A "Twistor String" Inspired Formula For Tree-Level Scattering Amplitudes in N=8 SUGRA

TL;DR

The paper presents a twistor-string inspired, Grassmannian-based formula for the complete tree-level S-matrix of N=8 supergravity, built as a GL(2)-invariant integral over G(2,n) with a Veronese embedding into G(k,n). Central to the construction are a Hodges-type determinant numerator H_n and a KLT-like denominator J_n, whose interplay yields manifest SU(8) R-symmetry and a polynomial, rather than factorial, growth in the number of terms. The authors establish a Hodges-KLT generalized MHV equivalence under an off-shell deformation and formulate an Orthogonality Conjecture for RSVW residues, supported by numerical evidence up to eight particles. By inserting RSVW into KLT and exploiting orthogonality, they derive a compact gravity formula and outline a path toward a GL(k)-invariant G(k,n) Grassmannian formulation, with future directions toward correlation-function interpretations, permutation-invariant forms, and twistor-space pictures.

Abstract

We propose a new formulation of the complete tree-level S-matrix of N = 8 supergravity. The new formula for n particles in the k R-charge sector is an integral over the Grassmannian G(2,n) and uses the Veronese map into G(k,n). The image of a point in G(2,n) is required to be in the "complement" of a 2|8-plane thus making the SU(8) R-symmetry manifest. The integrand is the ratio of two determinants. The numerator is an analog of Hodges' recent determinant formula for MHV amplitudes. The denominator is a 2(n+k-2) x 2(n+k-2) minor of a 2(n+k) x 2(n+k) matrix of rank 2(n+k-2).

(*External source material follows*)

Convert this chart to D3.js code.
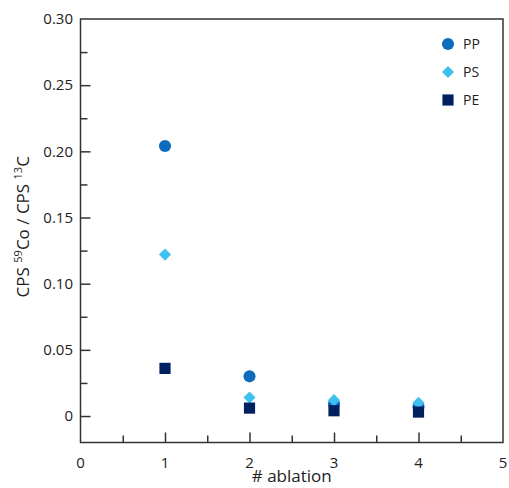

Just as Hodges' formula does for MHV amplitudes, our integrand makes the complete invariance under Sn manifest for all sectors. The validity of the new formula follows from two surprising facts. One is the equivalence of Hodges' MHV formula and the Kawai-Lewellen-Tye (KLT) formula when kinematic invariants are allowed to be off-shell in a novel way. We give a proof of this for any number of particles. The second fact is an orthogonality property of the solutions to the polynomial equations defining the Veronese embedding. Explicit proof of the orthogonality is given for all amplitudes in all R-charge sectors with eight or less particles thus providing non-trivial evidence for our proposal.